Building Fitness Through Pickleball
The reality is that most people don't get into pickleball thinking it'll be a serious fitness workout. Then they play for an hour and feel it the next morning.
A casual singles match burns somewhere between 350 and 475 calories per hour, depending on your size and how hard you're pushing. The lateral movement, direction changes and extended rallies add up. It's cardiovascular without the pounding of running, which is a meaningful distinction for many players.

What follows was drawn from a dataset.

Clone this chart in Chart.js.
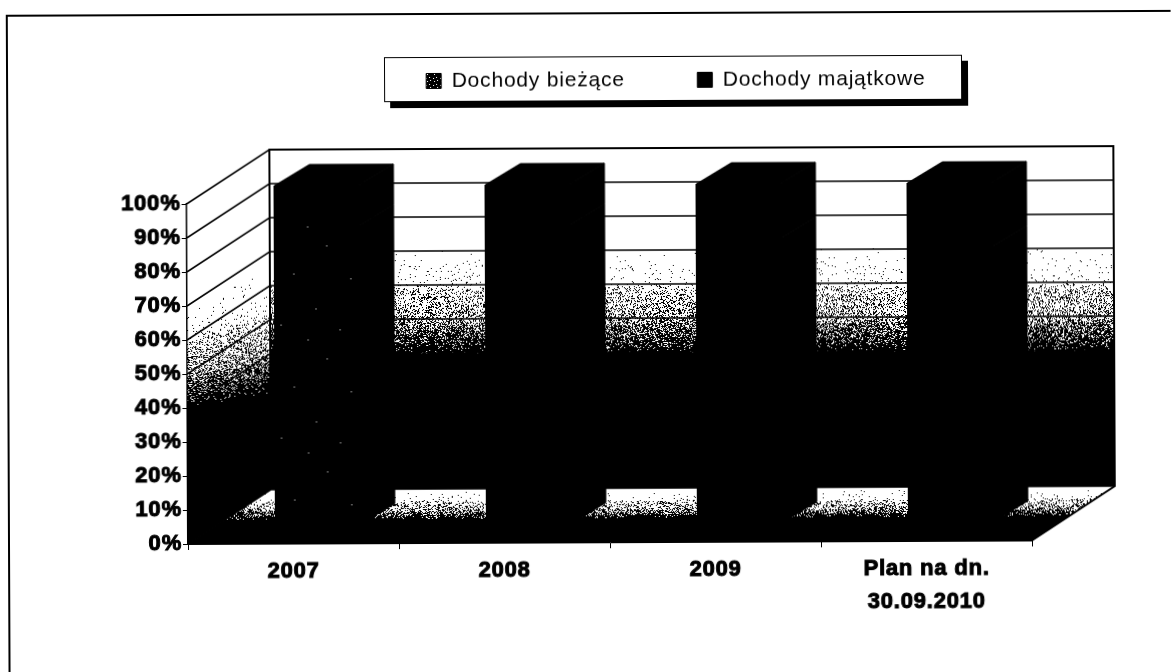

Beyond the calorie count, the sport builds hand-eye coordination, reaction time and core stability in ways that carry over to other activities. Balance and footwork improve with consistent play, sometimes noticeably. For older adults or anyone easing back into regular exercise, that low-impact quality makes it genuinely accessible, not just a talking point. And because you're almost always playing with other people, the social side does a lot of the motivational heavy lifting that solo workouts can't.
Getting Better Over Time
Progress happens fast in the beginning. Most beginners are winning points within their first week, sometimes their first session. After that early rush, improvement gets more intentional.
The skills that separate intermediate players from beginners tend to be specific: dinking (those short, controlled shots exchanged near the net), third-shot drops and consistent serving placement. These aren't flashy, but they win games. Drilling them with a regular group speeds up the process considerably more than pickup games do, since structured play forces you to solve problems under at least mild competitive pressure.
Many rec centers and athletic clubs now run ladder leagues and round-robin formats for players beyond the beginner stage. Getting into one of those earlier than is comfortable is usually the right call. Pickleball rewards showing up repeatedly, staying coachable and not getting too comfortable with what's already working.